◆ CHALLENGE: Retype the data that follows line by line, exactly, and leave its pictures out.
[Start RECORDED INFORMATION]
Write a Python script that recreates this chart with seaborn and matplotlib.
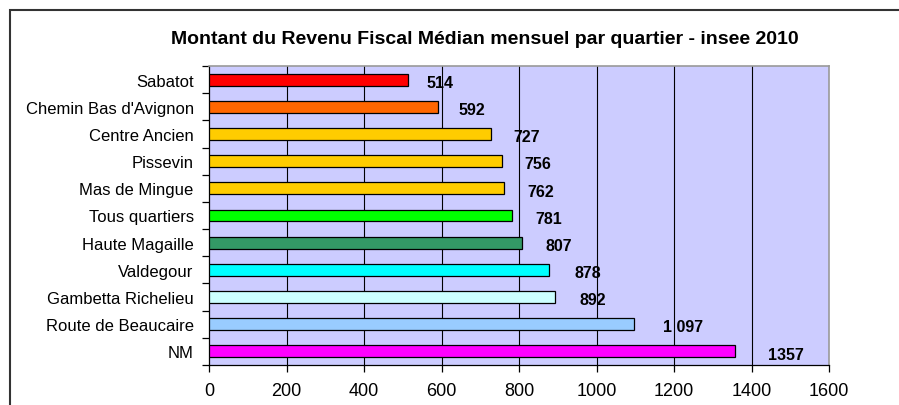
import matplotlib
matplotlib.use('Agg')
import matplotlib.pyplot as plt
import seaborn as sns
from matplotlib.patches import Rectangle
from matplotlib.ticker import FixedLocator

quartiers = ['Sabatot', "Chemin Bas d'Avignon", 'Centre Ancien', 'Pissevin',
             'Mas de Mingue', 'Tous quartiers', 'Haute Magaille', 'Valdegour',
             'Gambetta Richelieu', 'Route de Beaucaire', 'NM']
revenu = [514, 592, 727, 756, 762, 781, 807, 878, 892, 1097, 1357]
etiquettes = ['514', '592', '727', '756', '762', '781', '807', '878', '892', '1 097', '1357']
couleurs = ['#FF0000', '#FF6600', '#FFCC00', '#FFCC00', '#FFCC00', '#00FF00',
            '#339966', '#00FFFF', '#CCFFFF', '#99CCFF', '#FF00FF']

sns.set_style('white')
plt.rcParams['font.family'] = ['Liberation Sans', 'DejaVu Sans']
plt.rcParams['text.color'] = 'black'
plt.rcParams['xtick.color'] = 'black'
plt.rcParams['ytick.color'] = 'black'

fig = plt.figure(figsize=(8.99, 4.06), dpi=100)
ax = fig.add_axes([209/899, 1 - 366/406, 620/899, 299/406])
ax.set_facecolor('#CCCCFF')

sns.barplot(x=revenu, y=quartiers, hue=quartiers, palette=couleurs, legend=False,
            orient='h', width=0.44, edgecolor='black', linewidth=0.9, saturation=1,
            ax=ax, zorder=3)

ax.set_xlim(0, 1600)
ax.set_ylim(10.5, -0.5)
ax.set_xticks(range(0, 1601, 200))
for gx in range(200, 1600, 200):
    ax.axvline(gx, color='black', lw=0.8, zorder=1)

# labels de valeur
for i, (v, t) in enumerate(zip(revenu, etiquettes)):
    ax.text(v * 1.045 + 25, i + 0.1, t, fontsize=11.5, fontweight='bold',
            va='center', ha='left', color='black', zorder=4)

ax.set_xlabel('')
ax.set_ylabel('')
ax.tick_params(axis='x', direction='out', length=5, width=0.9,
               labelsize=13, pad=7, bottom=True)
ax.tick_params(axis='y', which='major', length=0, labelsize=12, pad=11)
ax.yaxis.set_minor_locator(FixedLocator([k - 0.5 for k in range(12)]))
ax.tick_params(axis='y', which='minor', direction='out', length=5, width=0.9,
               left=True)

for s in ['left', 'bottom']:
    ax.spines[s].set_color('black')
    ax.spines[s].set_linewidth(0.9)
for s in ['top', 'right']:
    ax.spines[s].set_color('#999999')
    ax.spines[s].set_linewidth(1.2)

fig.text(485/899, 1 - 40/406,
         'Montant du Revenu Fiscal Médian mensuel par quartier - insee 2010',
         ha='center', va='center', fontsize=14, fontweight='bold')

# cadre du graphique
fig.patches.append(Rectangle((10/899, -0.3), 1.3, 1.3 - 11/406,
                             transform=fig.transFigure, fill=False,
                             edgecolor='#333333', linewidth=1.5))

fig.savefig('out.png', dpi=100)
[End RECORDED INFORMATION]
◆ FINISHED TASK:
Write a Python script that recreates this chart with seaborn and matplotlib.
import matplotlib
matplotlib.use('Agg')
import matplotlib.pyplot as plt
import seaborn as sns
from matplotlib.patches import Rectangle
from matplotlib.ticker import FixedLocator

quartiers = ['Sabatot', "Chemin Bas d'Avignon", 'Centre Ancien', 'Pissevin',
             'Mas de Mingue', 'Tous quartiers', 'Haute Magaille', 'Valdegour',
             'Gambetta Richelieu', 'Route de Beaucaire', 'NM']
revenu = [514, 592, 727, 756, 762, 781, 807, 878, 892, 1097, 1357]
etiquettes = ['514', '592', '727', '756', '762', '781', '807', '878', '892', '1 097', '1357']
couleurs = ['#FF0000', '#FF6600', '#FFCC00', '#FFCC00', '#FFCC00', '#00FF00',
            '#339966', '#00FFFF', '#CCFFFF', '#99CCFF', '#FF00FF']

sns.set_style('white')
plt.rcParams['font.family'] = ['Liberation Sans', 'DejaVu Sans']
plt.rcParams['text.color'] = 'black'
plt.rcParams['xtick.color'] = 'black'
plt.rcParams['ytick.color'] = 'black'

fig = plt.figure(figsize=(8.99, 4.06), dpi=100)
ax = fig.add_axes([209/899, 1 - 366/406, 620/899, 299/406])
ax.set_facecolor('#CCCCFF')

sns.barplot(x=revenu, y=quartiers, hue=quartiers, palette=couleurs, legend=False,
            orient='h', width=0.44, edgecolor='black', linewidth=0.9, saturation=1,
            ax=ax, zorder=3)

ax.set_xlim(0, 1600)
ax.set_ylim(10.5, -0.5)
ax.set_xticks(range(0, 1601, 200))
for gx in range(200, 1600, 200):
    ax.axvline(gx, color='black', lw=0.8, zorder=1)

# labels de valeur
for i, (v, t) in enumerate(zip(revenu, etiquettes)):
    ax.text(v * 1.045 + 25, i + 0.1, t, fontsize=11.5, fontweight='bold',
            va='center', ha='left', color='black', zorder=4)

ax.set_xlabel('')
ax.set_ylabel('')
ax.tick_params(axis='x', direction='out', length=5, width=0.9,
               labelsize=13, pad=7, bottom=True)
ax.tick_params(axis='y', which='major', length=0, labelsize=12, pad=11)
ax.yaxis.set_minor_locator(FixedLocator([k - 0.5 for k in range(12)]))
ax.tick_params(axis='y', which='minor', direction='out', length=5, width=0.9,
               left=True)

for s in ['left', 'bottom']:
    ax.spines[s].set_color('black')
    ax.spines[s].set_linewidth(0.9)
for s in ['top', 'right']:
    ax.spines[s].set_color('#999999')
    ax.spines[s].set_linewidth(1.2)

fig.text(485/899, 1 - 40/406,
         'Montant du Revenu Fiscal Médian mensuel par quartier - insee 2010',
         ha='center', va='center', fontsize=14, fontweight='bold')

# cadre du graphique
fig.patches.append(Rectangle((10/899, -0.3), 1.3, 1.3 - 11/406,
                             transform=fig.transFigure, fill=False,
                             edgecolor='#333333', linewidth=1.5))

fig.savefig('out.png', dpi=100)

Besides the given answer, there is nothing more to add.